Me, my body and I

I had a bit of an epiphany when walking outside this afternoon. I was thinking about something I had been discussing with my sister last night. Having been pretty healthy recently, I had come to the conclusion that I was someone who is really affected by what I eat/ drink. My sister said to me: ‘I think everyone’s mind and body is, that’s why so many people choose a healthy lifestyle’.

Ah yes, I thought, it’s true, we really are what we eat. I’ve always been someone who tends to push the boundaries a bit, how much can I drink on a night out?
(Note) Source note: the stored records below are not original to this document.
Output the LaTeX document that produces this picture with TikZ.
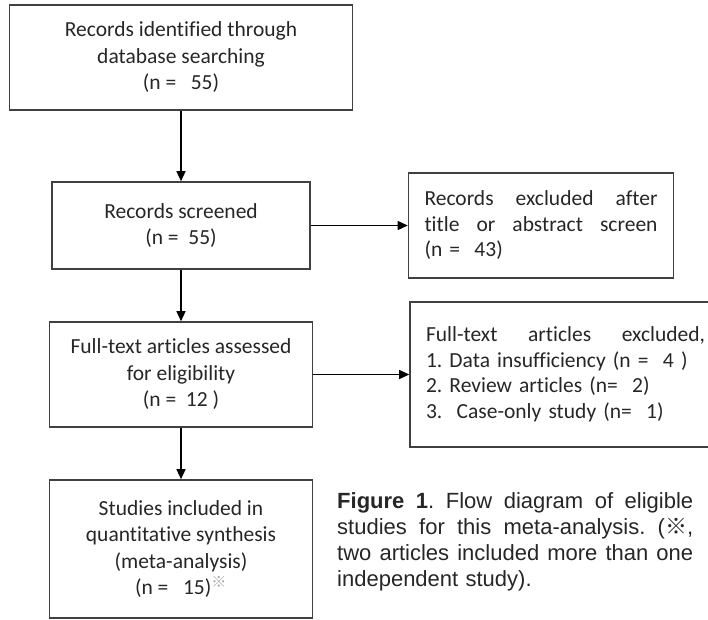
\documentclass[tikz,border=0pt]{standalone}
\usepackage{fontspec}
\setmainfont{Carlito}[Ligatures=NoCommon]
\newfontfamily\capfont{Liberation Sans}
\newfontfamily\cjk{Noto Sans CJK SC}
\usepackage{tikz}
\usetikzlibrary{positioning,arrows.meta}
\newcommand{\jline}[2]{\leavevmode\hbox to #1{\spaceskip=0.25em plus 1fil\relax #2}}
\frenchspacing

\begin{document}
\begin{tikzpicture}[x=1pt,y=-1pt,
  box/.style={draw=black!75, line width=1.6pt, inner sep=0pt, align=center, text=black!85,
    font=\fontsize{21.5}{26.5}\selectfont},
  sidebox/.style={draw=black!75, line width=1.6pt, inner xsep=16pt, inner ysep=0pt, align=left, text=black!85,
    font=\fontsize{21.5}{25.5}\selectfont},
  arr/.style={line width=1.3pt, -{Triangle[length=10pt,width=9pt]}}]
\useasboundingbox (0,0) rectangle (708,619);
\clip (0,0) rectangle (708,619);
\node[box, minimum width=343pt, minimum height=105pt] (ident) at (181,57.5) {Records identified through\\database searching\\(n = \ \ 55)};
\node[box, minimum width=258pt, minimum height=87pt] (screen) at (181,225.5) {Records screened\\(n = \ 55)};
\node[box, minimum width=263pt, minimum height=105pt] (full) at (181,374.5) {Full-text articles assessed\\for eligibility\\(n = \ 12 )};
\node[box, minimum width=263pt, minimum height=138pt] (incl) at (181,549) {Studies included in\\quantitative synthesis\\(meta-analysis)\\(n = \ \ 15){\color{black!35}\textsuperscript{\cjk ※}}};
\node[sidebox, text width=233pt, minimum height=105pt] (exclA) at (541,225.5) {\jline{233pt}{Records excluded after}\\\jline{233pt}{title or abstract screen}\\(n = \ 43)};
\node[sidebox, text width=279pt, minimum height=145pt] (exclB) at (565.5,374.5) {\jline{279pt}{Full-text articles excluded,}\\1. Data insufficiency (n = \ 4 )\\2. Review articles (n= \ 2)\\3. \ Case-only study (n= \ 1)};
\draw[arr] (ident) -- (screen);
\draw[arr] (screen) -- (full);
\draw[arr] (full) -- (incl);
\draw[arr] (screen) -- (exclA);
\draw[arr] (full) -- (exclB);
\node[anchor=north west, inner sep=0pt, align=left, text width=356pt, text=black!85,
  font=\capfont\fontsize{22}{26}\selectfont] (caption) at (337,492)
  {\jline{356pt}{\textbf{Figure 1}. Flow diagram of eligible}\\
   \jline{356pt}{studies for this meta-analysis. ({\cjk ※},}\\
   \jline{356pt}{two articles included more than one}\\
   independent study).};
\end{tikzpicture}
\end{document}
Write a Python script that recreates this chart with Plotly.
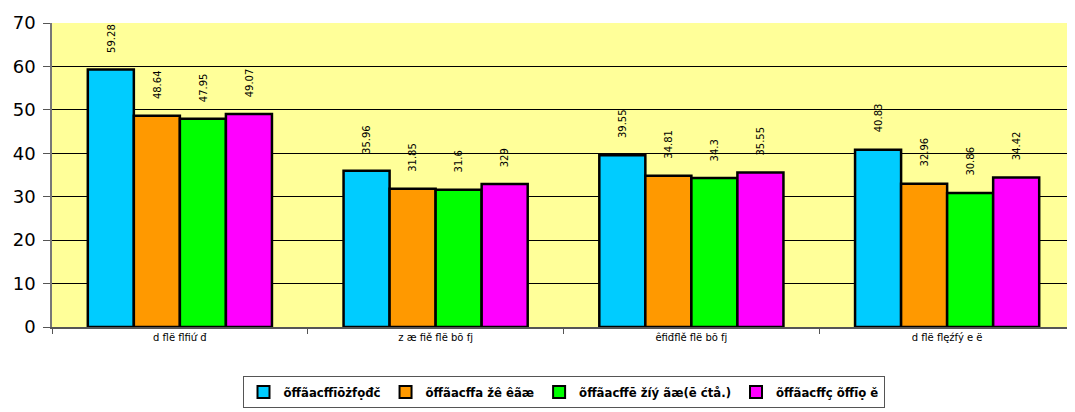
import plotly.graph_objects as go

categories = ["d flë flfiứ đ", "z æ fiě flë bõ fj", "êfiđflě flë bõ fj", "d flë flęźfý e ë"]
series_names = ["õffãacffīōżfọđč", "õffãacffa žê êãæ", "õffãacffē žíý ãæ(ē ćtå.)", "õffãacffç õffīọ ě"]
series_values = [
    [59.28, 35.96, 39.55, 40.83],
    [48.64, 31.85, 34.81, 32.96],
    [47.95, 31.6, 34.3, 30.86],
    [49.07, 32.9, 35.55, 34.42],
]
value_labels = [
    ["59.28", "35.96", "39.55", "40.83"],
    ["48.64", "31.85", "34.81", "32.96"],
    ["47.95", "31.6", "34.3", "30.86"],
    ["49.07", "329", "35.55", "34.42"],
]
colors = ["#00CCFF", "#FF9900", "#00FF00", "#FF00FF"]
y_ticks = [0, 10, 20, 30, 40, 50, 60, 70]

BARGAP = 0.28
n = len(series_values)
bw = (1 - BARGAP) / n

fig = go.Figure()
for k, (name, vals, col) in enumerate(zip(series_names, series_values, colors)):
    fig.add_trace(go.Bar(
        x=categories, y=vals, name=name,
        marker=dict(color=col, line=dict(color="black", width=2.5)),
    ))
    for i, v in enumerate(vals):
        fig.add_annotation(
            x=i + (k - (n - 1) / 2) * bw, y=v, xref="x", yref="y",
            text=value_labels[k][i], textangle=-90, showarrow=False,
            yanchor="bottom", xanchor="center", yshift=15,
            font=dict(family="DejaVu Sans", size=10, color="black"),
        )

fig.update_layout(
    width=1067, height=404,
    margin=dict(l=44, r=0, t=15, b=85),
    paper_bgcolor="white", plot_bgcolor="#FFFF99",
    barmode="group", bargap=BARGAP, bargroupgap=0,
    font=dict(family="DejaVu Sans", color="black"),
    showlegend=True,
    legend=dict(
        orientation="h", x=0.5, xanchor="center", y=-0.161, yanchor="top",
        bordercolor="#555555", borderwidth=1, bgcolor="white",
        font=dict(family="DejaVu Sans Condensed", size=13, color="black", weight="bold"),
        itemsizing="constant", traceorder="normal",
    ),
)
fig.update_xaxes(
    type="category", tickson="boundaries", ticks="outside", ticklen=5,
    tickcolor="#555555", showline=True, linecolor="#555555", linewidth=1.5,
    tickfont=dict(family="DejaVu Sans", size=10, color="black"),
    showgrid=False,
)
fig.update_yaxes(
    range=[0, 70], tickvals=y_ticks, ticks="outside", ticklen=7,
    tickcolor="#555555", showline=True, linecolor="#777777", linewidth=1.5,
    gridcolor="black", gridwidth=1, zeroline=False, ticklabelstandoff=4,
    tickfont=dict(family="DejaVu Sans", size=18, color="black"),
)

fig.write_html("out.html")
I’ll just have one more slice of pizza although I’m really not hungry… Perhaps I should just finish the whole packet of biscuits then it wont be there tomorrow!

After many a long night in the pub I have been heard to say: ‘Oh I gave my body a bit of a battering last night’.

After many a food binge I will wail: ‘My poor body, what have I done to it?’

So, what was my epiphany?

My body IS ME!

That may sound obvious to many of you, but I suddenly realised that for years I have been thinking of my body as a separate entity to my being. Something which can be treated well or abused. Something which can be pushed to the extreme. My enemy when I feel fat. My best friend when I fit into that old pair of jeans. But somehow not ME.

I’ve always thought of my body as something which is linked to, but definitely not part of, my mind, my soul and my being. And I realised this is where I have been going wrong all these years. I hear the term ‘holistic’ bandied around, and I really thought I knew what it meant and tried to live by that philosophy. But how can I have been if I consider my body to be some mass of flesh which I can use and abuse without affecting my wellbeing?

So that’s it! From now on, no more lamenting my poor body. MY BODY IS ME, and so I must take full responsibility for every part of it, and yes, cheesy as it sounds, learn to embrace it for all it’s worth.